Negli anni settanta Altman girò tre film sulla schizofrenia femminile, intesa come scissione della personalità. Il più bello, “Tre donne”, è l’ultimo della trilogia, che inizia con “Quel freddo giorno nel parco” e continua con l’inquietante “Images”. Quella che Bleuler, uno dei padri della psichiatria, aveva chiamato Spaltung, è ben resa dal regista americano facendo incarnare a tre attrici diversi aspetti della femminilità. Come in uno specchio rotto che riflette un’immagine frammentata, così Millie, Pinky e Willie si avvicendano e si riflettono l’una nell’altra in una danza caleidoscopica, sfiorandosi e fuggendosi. La regia di Altman amplifica questa sensazione di sdoppiamento, oltre che palesemente con la metafora delle gemelle, attraverso alcune sue tipiche scelte stilistiche, come punti di vista dietro finestre, specchi riflessi e spazi schiacciati.
“Tre donne”, del 1977, si colloca circa dieci anni dopo “Persona”, il capolavoro di Bergman, di cui sembra un erede dalle tinte acquatiche e misteriose e i cui continui scambi d’identità, avvengono in un’atmosfera onirica dove la realtà è divorata da una forza primitiva simbolica e inquietante. Altman dichiarò apertamente l’influenza del maestro svedese, di cui richiama il rapporto di violenza, prevaricazione e simbiosi tra le protagoniste. Disse inoltre che “Gli affreschi designano il fondo primitivo di questa storia”. Nel film Willie (la terza donna) dipinge babbuini metà uomo e metà donna, immagini primordiali sulla soglia dell’inconscio, cui si accompagna un uomo, verosimilmente Edgar. Come vittime di un incantesimo Junghiano le donne del film generano e ammirano archetipi femminili, dall’acqua (che permea ogni scena), al latte, al sangue, in un mondo di eros e thanatos, delle quali sono vittime e artefici. Tra gli affreschi di Willie s’intravede inoltre il profilo del serpente cosmico, che divorandosi e nello stesso tempo rigenerandosi continuamente forma un ciclo continuo di nascita, morte e rinascita.
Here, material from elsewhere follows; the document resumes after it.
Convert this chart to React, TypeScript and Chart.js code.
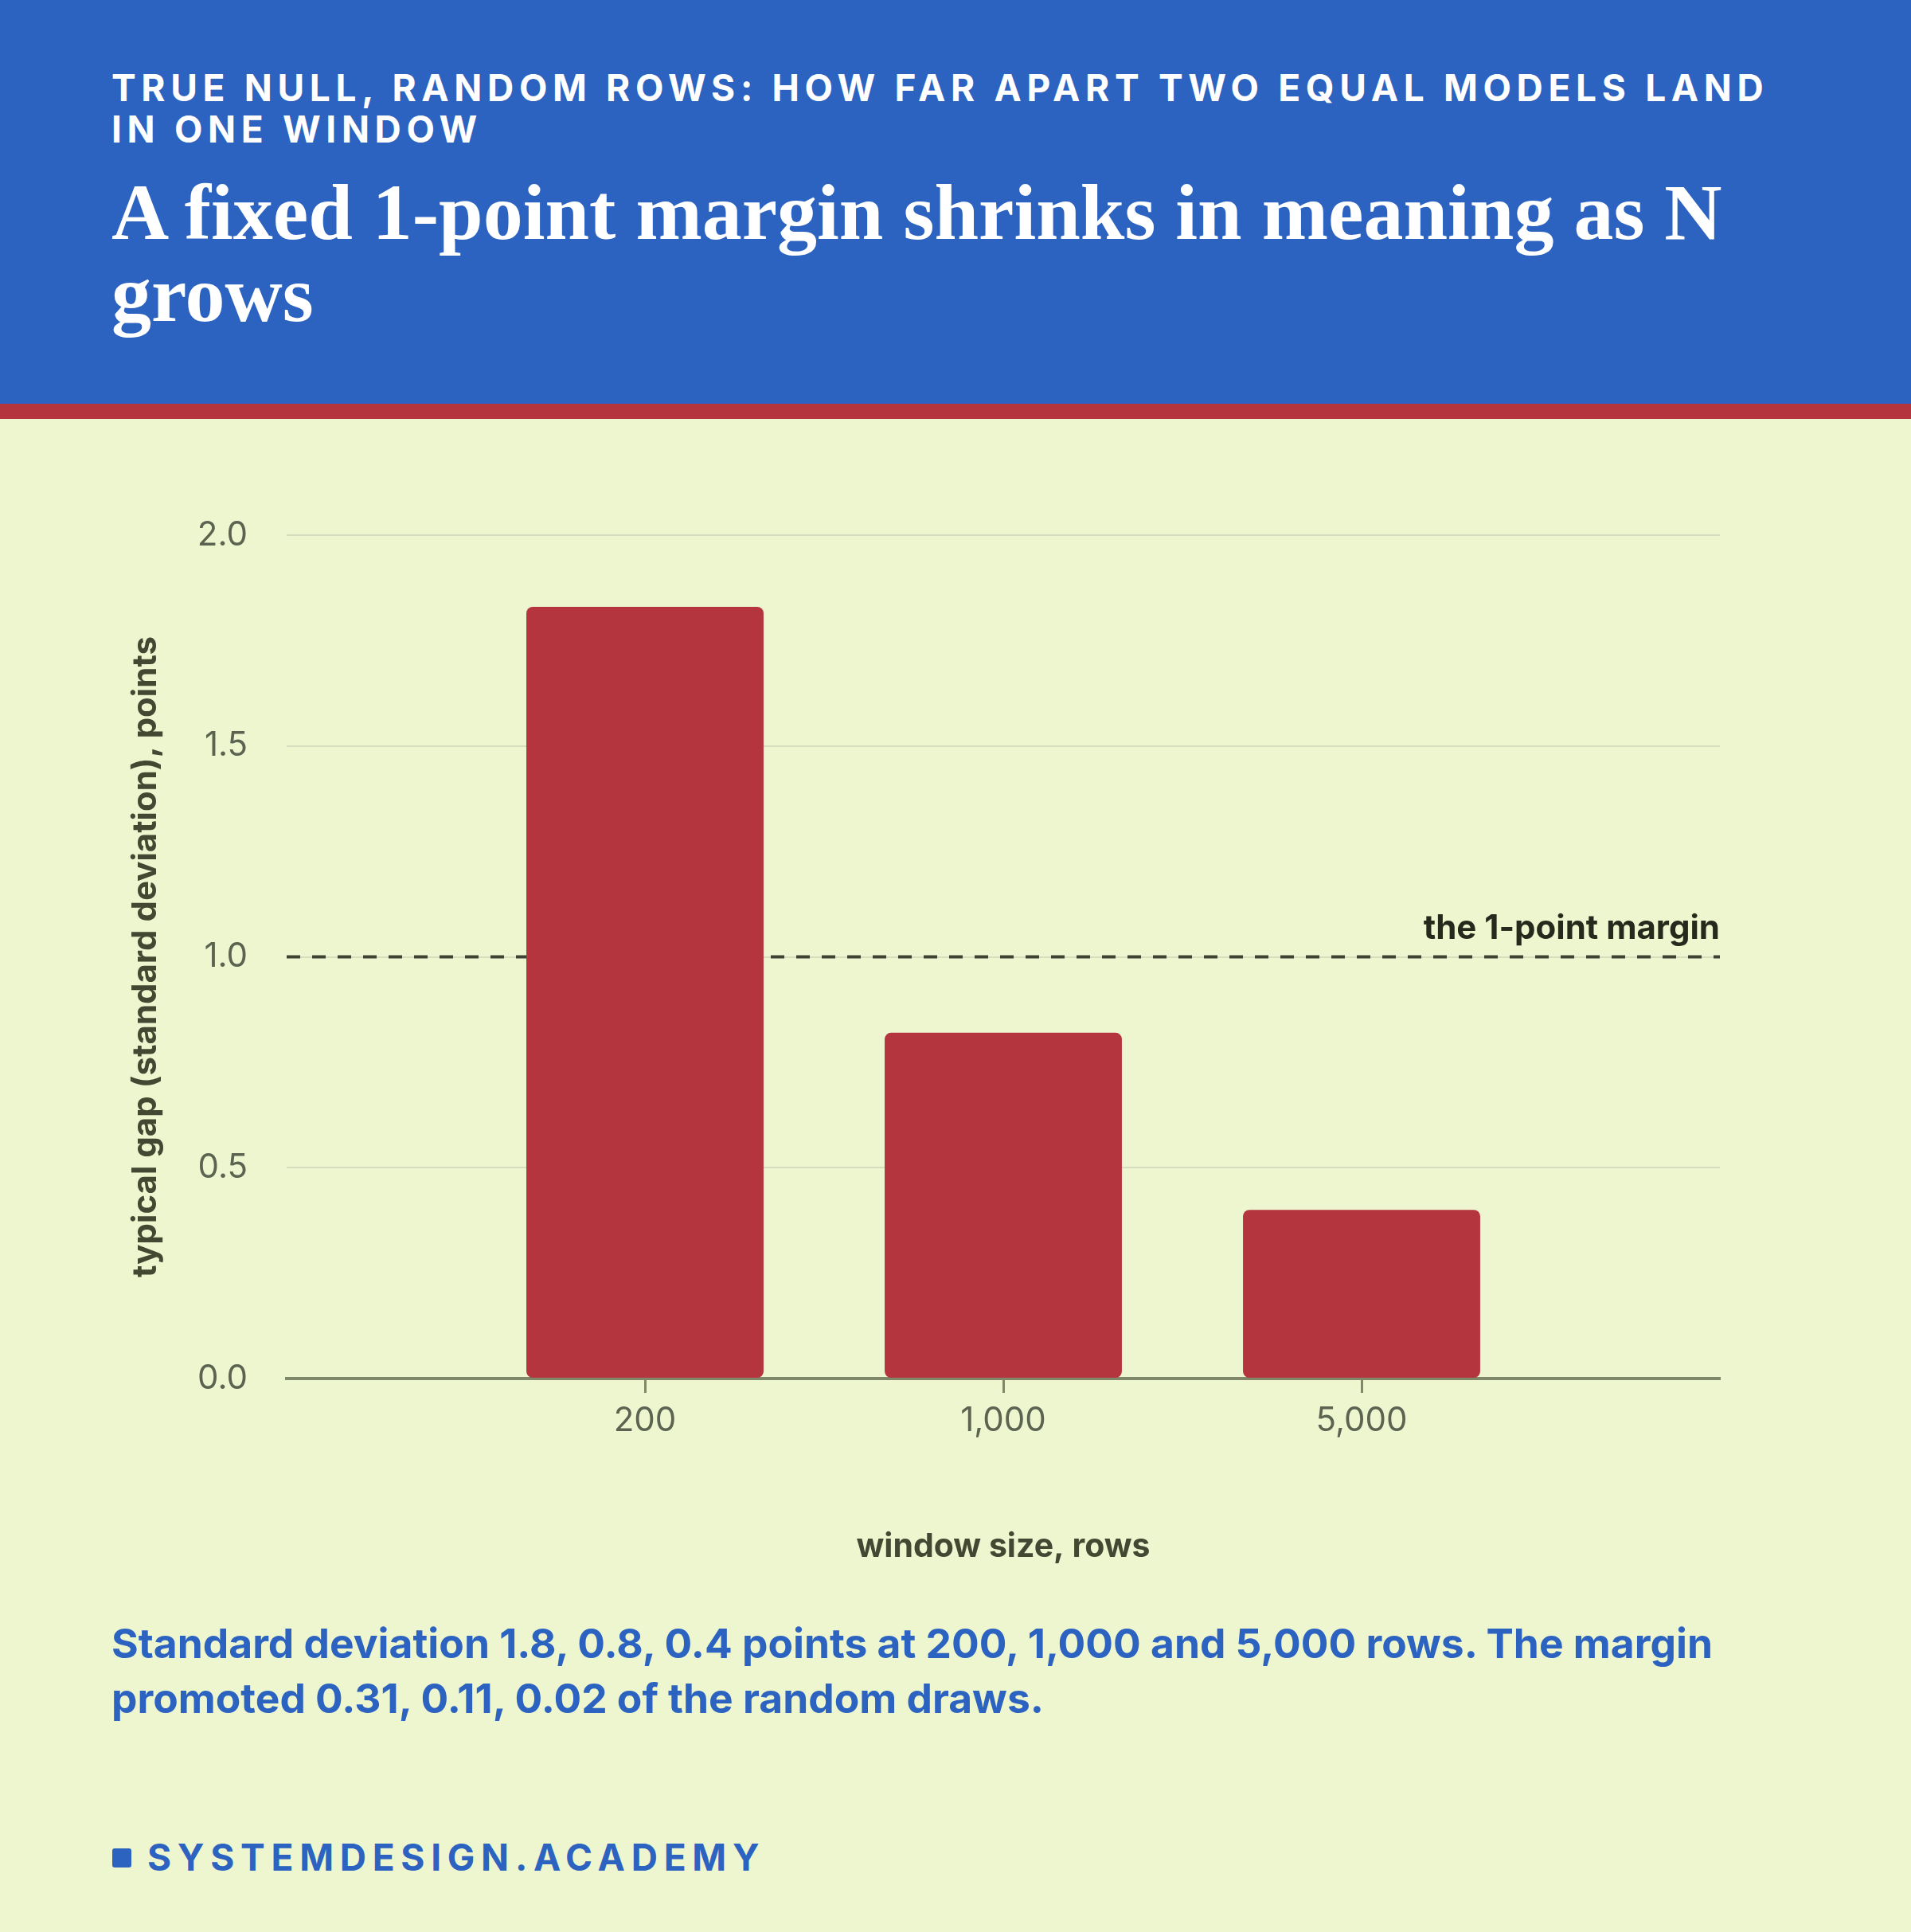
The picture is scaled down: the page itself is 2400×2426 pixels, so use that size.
import React, { useEffect, useRef } from 'react';
import { Chart, registerables } from 'chart.js';

Chart.register(...registerables);

// values
const windowSizes = ['200', '1,000', '5,000'];
const stdDevPoints = [1.83, 0.82, 0.4];
const marginPoints = 1;
const marginLabel = 'the 1-point margin';
const yTickValues = [0, 0.5, 1, 1.5, 2];

const BLUE = '#2c63c0';
const RED = '#b5353f';
const CREAM = '#eef6d0';
const INK = '#434833';
const TICK = '#5c6350';
const AXIS = '#7f8868';

const GapChart: React.FC = () => {
  const canvasRef = useRef<HTMLCanvasElement | null>(null);

  useEffect(() => {
    if (!canvasRef.current) return;

    // one empty slot on each side so the three sizes land on the quarter marks
    const labels = ['', ...windowSizes, ''];

    const marginText = {
      id: 'marginText',
      afterDatasetsDraw(chart: any) {
        const { ctx, chartArea, scales } = chart;
        const y = scales.y.getPixelForValue(marginPoints);
        ctx.save();
        ctx.font = '700 42px Inter';
        ctx.fillStyle = '#262a1c';
        ctx.textAlign = 'right';
        ctx.textBaseline = 'alphabetic';
        ctx.fillText(marginLabel, chartArea.right, y - 23);
        ctx.restore();
      },
    };

    const chart = new Chart(canvasRef.current, {
      type: 'bar',
      data: {
        labels,
        datasets: [
          {
            type: 'bar',
            data: [null, ...stdDevPoints, null],
            backgroundColor: RED,
            borderRadius: 8,
            borderSkipped: false,
            categoryPercentage: 1,
            barPercentage: 0.662,
            order: 0,
          },
          {
            type: 'line',
            data: labels.map(() => marginPoints),
            borderColor: '#3f4232',
            borderWidth: 4,
            borderDash: [17, 15],
            pointRadius: 0,
            fill: false,
            order: 1,
          },
        ],
      } as any,
      options: {
        animation: false,
        responsive: true,
        maintainAspectRatio: false,
        layout: { padding: { left: 141, right: 240, top: 146, bottom: 5 } },
        plugins: {
          legend: { display: false },
          tooltip: { enabled: false },
        },
        scales: {
          x: {
            offset: false,
            afterFit: (s: any) => {
              s.height = 240;
            },
            grid: {
              offset: false,
              drawOnChartArea: false,
              drawTicks: true,
              tickLength: 18,
              tickWidth: 3,
              tickColor: (c: any) => (labels[c.index] ? AXIS : 'transparent'),
            },
            border: { display: true, color: AXIS, width: 4 },
            ticks: {
              color: TICK,
              font: { family: 'Inter', size: 42 },
              padding: 10,
              maxRotation: 0,
              autoSkip: false,
            },
            title: {
              display: true,
              text: 'window size, rows',
              color: INK,
              font: { family: 'Inter', size: 41, weight: 'bold' },
              padding: { top: 0, bottom: 4 },
            },
          },
          y: {
            min: 0,
            max: 2,
            afterFit: (s: any) => {
              s.width = 219;
            },
            afterBuildTicks: (s: any) => {
              s.ticks = yTickValues.map((value) => ({ value }));
            },
            grid: {
              color: (c: any) => (c.tick && c.tick.value === 0 ? 'transparent' : '#d6ddbf'),
              lineWidth: 2,
              drawTicks: false,
            },
            border: { display: false },
            ticks: {
              color: TICK,
              font: { family: 'Inter', size: 42 },
              padding: 49,
              callback: (v: any) => Number(v).toFixed(1),
            },
            title: {
              display: true,
              text: 'typical gap (standard deviation), points',
              color: INK,
              font: { family: 'Inter', size: 42, weight: 'bold' },
              padding: { top: 17, bottom: 0 },
            },
          },
        },
      },
      plugins: [marginText],
    });

    return () => {
      chart.destroy();
    };
  }, []);

  return (
    <div style={{ position: 'absolute', left: 0, top: 526, width: 2400, height: 1450 }}>
      <canvas ref={canvasRef}></canvas>
    </div>
  );
};

const App: React.FC = () => {
  return (
    <div
      style={{
        position: 'relative',
        width: 2400,
        height: 2426,
        background: CREAM,
        overflow: 'hidden',
        fontFamily: 'Inter, sans-serif',
      }}
    >
      <style>{'body{margin:0}'}</style>
      <div style={{ position: 'absolute', left: 0, top: 0, width: 2400, height: 507, background: BLUE }} />
      <div style={{ position: 'absolute', left: 0, top: 507, width: 2400, height: 19, background: RED }} />
      <div
        style={{
          position: 'absolute',
          left: 140,
          top: 84,
          width: 2130,
          color: '#ffffff',
          fontWeight: 700,
          fontSize: 46,
          lineHeight: '52px',
          letterSpacing: '0.145em',
        }}
      >
        TRUE NULL, RANDOM ROWS: HOW FAR APART TWO EQUAL MODELS LAND IN ONE WINDOW
      </div>
      <div
        style={{
          position: 'absolute',
          left: 140,
          top: 215,
          width: 2118,
          color: '#ffffff',
          fontFamily: '"Liberation Serif", serif',
          fontWeight: 700,
          fontSize: 100,
          lineHeight: '103px',
        }}
      >
        A fixed 1-point margin shrinks in meaning as N grows
      </div>

      <GapChart />

      <div
        style={{
          position: 'absolute',
          left: 140,
          top: 2029,
          width: 2118,
          color: BLUE,
          fontWeight: 700,
          fontSize: 51.5,
          lineHeight: '69px',
        }}
      >
        Standard deviation 1.8, 0.8, 0.4 points at 200, 1,000 and 5,000 rows. The margin promoted 0.31, 0.11, 0.02
        of the random draws.
      </div>

      <div
        style={{
          position: 'absolute',
          left: 141,
          top: 2321,
          width: 24,
          height: 24,
          borderRadius: 3,
          background: BLUE,
        }}
      />
      <div
        style={{
          position: 'absolute',
          left: 185,
          top: 2306,
          color: BLUE,
          fontWeight: 700,
          fontSize: 46,
          lineHeight: '52px',
          letterSpacing: '0.168em',
          whiteSpace: 'nowrap',
        }}
      >
        SYSTEMDESIGN.ACADEMY
      </div>
    </div>
  );
};

export default App;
Pinky è il filo conduttore della storia, colei che non ha identità, non ha nome e che rifiuta i propri inverosimili genitori, liberandosi di ogni radice e diventando donna in un mondo di donne. Dalla seconda parte del film, dopo il suo ritorno dall’ospedale, rediviva e folle, tutto cambia e s’intravedono alcuni aspetti che Jung, nei primi del ‘900, aveva teorizzato nell’archetipo della Grande Madre: “La magica autorità del femminile, la saggezza e l’elevatezza spirituale che trascende i limiti dell’intelletto; ciò che è benevolo, protettivo, tollerante; ciò che favorisce la crescita, la fecondità, la nutrizione; i luoghi della magica trasformazione, della rinascita; l’istinto o l’impulso soccorrevole; ciò che è segreto, occulto, tenebroso; l’abisso, il mondo dei morti; ciò che divora, seduce, intossica; ciò che genera angoscia, l’ineluttabile». In un mondo come questo non c’è posto per gli uomini e, dopo la morte dell’ultimo cucciolo, non ci sarà più vita. Lo stesso Altman, riferendosi a uno degli unici protagonisti maschili “If you were to ask me where I think Edgar is at the end of the film, I think he’s buried under those tires.” Presentato a Cannes nel 1977, dove Shelley Duvall vinse come migliore attrice protagonista, “Tre donne” non ottenne grandi riconoscimenti, se non dal passare del tempo, nel quale sembra ancora sospeso, avvolto dai propri misteri e dalla propria oscura incredibile bellezza.